This post is dedicated to the many of us who struggle with insomnia, for whatever reason. I chose the word ‘suspended’ for the title of this post (and painting) quite deliberately. The experience of sleeplessness, for me anyway, feels like being suspended in a night-time bubble, somewhere between wakefulness and slumber. Sometimes it’s like being pushed and pulled by a relentless tide of anxiety offering no rest.
Yet I have had many tangible experiences of grace as I wrestle with this complex and frustrating state of being. I am left with the sense that there is something curious and mysterious about being in that night-time bubble.
Grace came to me in the moments between tenaciously trying to sleep and the overwhelm of giving up.
Grace came in the little snippet of time where my mind was side-lined, where God seemed to divide my bones and marrow and allow me to perceive The Presence that exists within and beyond myself.
Grace came in the peculiar kind of silence where God speaks without words.
Grace was in the invitation to surrender to the world that is moving and happening, invisible to the matrix-like world of the everyday.

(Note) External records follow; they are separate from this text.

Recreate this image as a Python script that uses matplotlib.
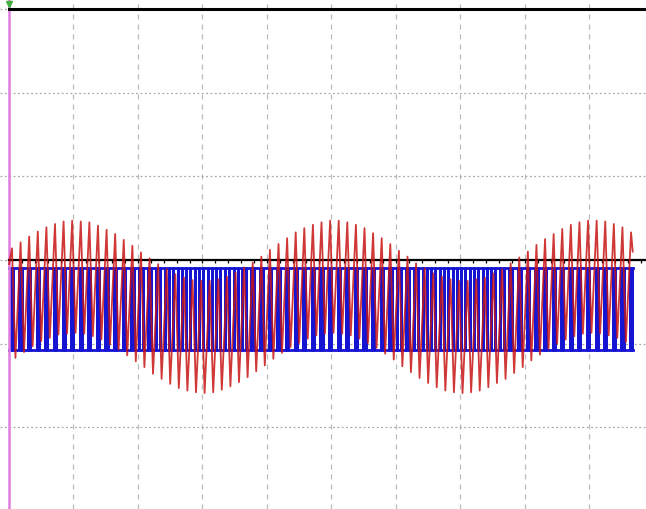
import numpy as np
import matplotlib.pyplot as plt
from matplotlib.ticker import MultipleLocator

# time and amplitude both in scope divisions
carrier_t0 = 0.0465
carrier_period = 0.1333
sig_start, sig_end = 0.0, 9.68

# red trace: value at each carrier peak and the trough that follows it
red_peaks = [0.14, 0.21, 0.28, 0.34, 0.39, 0.43, 0.46, 0.47, 0.46, 0.45, 0.41, 0.36, 0.31, 0.24, 0.17,
             0.09, 0.02, -0.05, -0.11, -0.17, -0.21, -0.24, -0.25, -0.25, -0.23, -0.20, -0.15, -0.09, -0.03, 0.04,
             0.12, 0.19, 0.26, 0.33, 0.38, 0.42, 0.45, 0.47, 0.47, 0.45, 0.42, 0.38, 0.32, 0.26, 0.19,
             0.11, 0.04, -0.04, -0.10, -0.16, -0.20, -0.23, -0.25, -0.25, -0.23, -0.21, -0.16, -0.11, -0.04, 0.03,
             0.10, 0.18, 0.25, 0.31, 0.37, 0.42, 0.45, 0.47, 0.47, 0.46, 0.43, 0.39, 0.33]
red_troughs = [-1.17, -1.10, -1.03, -0.97, -0.93, -0.89, -0.88, -0.87, -0.88, -0.91, -0.95, -1.01, -1.07, -1.14, -1.21,
               -1.28, -1.36, -1.42, -1.48, -1.53, -1.56, -1.58, -1.59, -1.58, -1.55, -1.51, -1.46, -1.40, -1.33, -1.26,
               -1.18, -1.11, -1.04, -0.99, -0.94, -0.90, -0.88, -0.87, -0.88, -0.90, -0.94, -0.99, -1.05, -1.12, -1.19,
               -1.27, -1.34, -1.41, -1.47, -1.52, -1.56, -1.58, -1.59, -1.58, -1.56, -1.52, -1.47, -1.42, -1.35, -1.28,
               -1.20, -1.13, -1.06, -1.00, -0.95, -0.91, -0.88, -0.87, -0.88, -0.90, -0.93, -0.98]
red_first, red_last = -0.05, 0.10

# blue gate pair: levels and switching bar width per carrier cycle (fraction of period)
blue_hi, blue_lo = -0.095, -1.075
blue_notch = [0.26, 0.26, 0.25, 0.24, 0.24, 0.24, 0.24, 0.24, 0.24, 0.24, 0.24, 0.25, 0.26, 0.28, 0.32,
              0.38, 0.42, 0.46, 0.48, 0.50, 0.52, 0.52, 0.52, 0.52, 0.50, 0.48, 0.46, 0.42, 0.38, 0.32,
              0.28, 0.26, 0.25, 0.24, 0.24, 0.24, 0.24, 0.24, 0.24, 0.24, 0.24, 0.25, 0.26, 0.28, 0.32,
              0.38, 0.42, 0.46, 0.48, 0.50, 0.52, 0.52, 0.52, 0.52, 0.50, 0.48, 0.46, 0.42, 0.38, 0.32,
              0.28, 0.26, 0.25, 0.24, 0.24, 0.24, 0.24, 0.24, 0.24, 0.24, 0.24, 0.25, 0.26]

peak_t = carrier_t0 + carrier_period * np.arange(len(red_peaks))
trough_t = peak_t[:len(red_troughs)] + 0.4 * carrier_period

red_t, red_v = [sig_start], [red_first]
for i, p in enumerate(red_peaks):
    red_t.append(peak_t[i]); red_v.append(p)
    if i < len(red_troughs):
        red_t.append(trough_t[i]); red_v.append(red_troughs[i])
red_t.append(sig_end - 0.01); red_v.append(red_last)

g1_t, g1_v = [sig_start], [blue_hi]
for tk, w in zip(peak_t, blue_notch):
    a = tk - w * carrier_period / 2
    b = tk + w * carrier_period / 2
    g1_t += [a, a, b, b]
    g1_v += [blue_hi, blue_lo, blue_lo, blue_hi]
g1_t.append(sig_end); g1_v.append(blue_hi)
g1_v = np.array(g1_v)
g2_v = blue_hi + blue_lo - g1_v

fig = plt.figure(figsize=(6.46, 5.09), dpi=100)
ax = fig.add_axes([0, 0, 1, 1])
ax.set_xlim(-0.1395, 9.876)
ax.set_ylim(-2.975, 3.106)

ax.xaxis.set_ticks_position('bottom')
ax.set_xticks(range(0, 10))
ax.set_yticks([-2, -1, 0, 1, 2, 3])
ax.xaxis.set_minor_locator(MultipleLocator(0.2))
ax.set_xticklabels([])
ax.set_yticklabels([])
ax.set_axisbelow(True)
ax.grid(axis='x', which='major', color='#bcbcbc', linestyle=(0, (4, 4)), lw=0.9)
ax.grid(axis='y', which='major', color='#a8a8a8', linestyle=(0, (1.5, 2)), lw=0.9)
ax.tick_params(labelbottom=False, labelleft=False, left=False)
ax.tick_params(axis='x', which='both', direction='out', length=2.5, width=0.9, color='black')

ax.spines['bottom'].set_position(('data', 0))
ax.spines['bottom'].set_bounds(0, 9.876)
ax.spines['bottom'].set_linewidth(1.6)
ax.spines['top'].set_position(('data', 3))
ax.spines['top'].set_bounds(0, 9.876)
ax.spines['top'].set_linewidth(2.2)
ax.spines['left'].set_position(('data', 0))
ax.spines['left'].set_color('#e07ee0')
ax.spines['left'].set_linewidth(1.8)
ax.spines['right'].set_visible(False)

ax.plot(g1_t, g1_v, color='#1414d2', lw=2.0, zorder=2)
ax.plot(g1_t, g2_v, color='#1414d2', lw=2.0, zorder=2)
ax.plot(red_t, red_v, color='#c81414', lw=1.3, alpha=0.85, zorder=3)
ax.plot(0, 3.06, marker='v', color='#40b040', ms=4, clip_on=False, zorder=4)

fig.savefig('out.png', dpi=100)
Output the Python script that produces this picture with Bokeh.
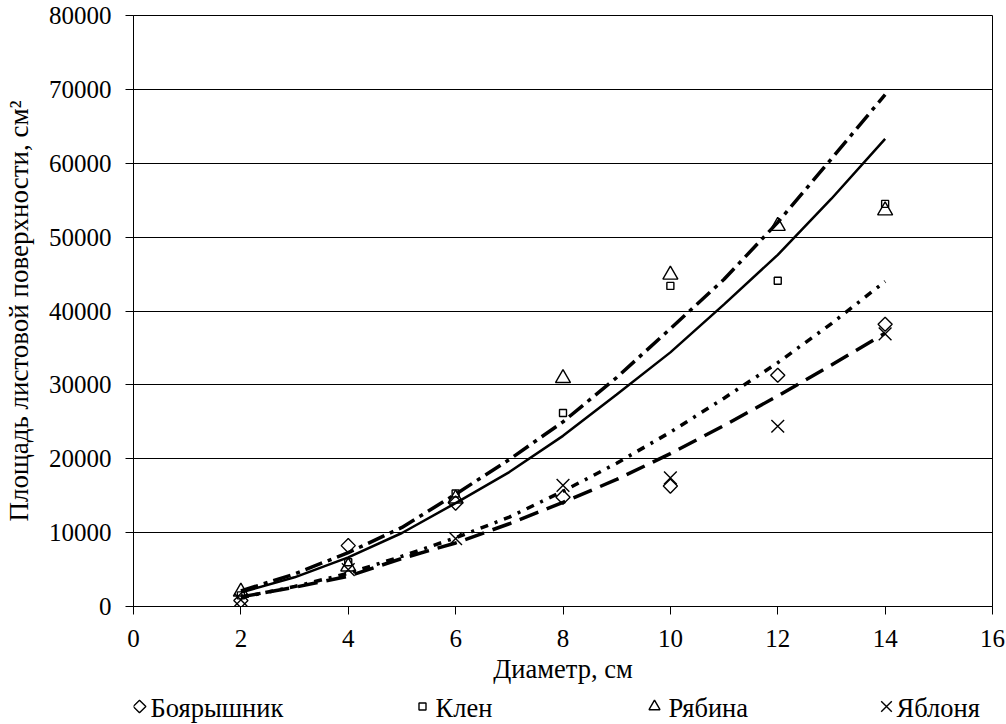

If I hold on to these experiences- which are so hard to describe- I can see that this invitation, this grace is always there.
Thomas Merton (1915-1968) beautifully expresses the way we are held by God in these restless hours:
Insomnia can be form of contemplation. You just lie there, inert, helpless, alone, in the dark, and let yourself be crushed by the inscrutable tyranny of time. The plank bed becomes an altar and you lie there without trying to understand any longer in what sense you can be called a sacrifice
Thomas Merton, The Sign of Jonas
There is a river of wisdom, affection and healing that we access at the very heart of our frailty. May we all journey forward with our nets full of gifts as we are graced to lean into Spirit long enough to hear her whispers.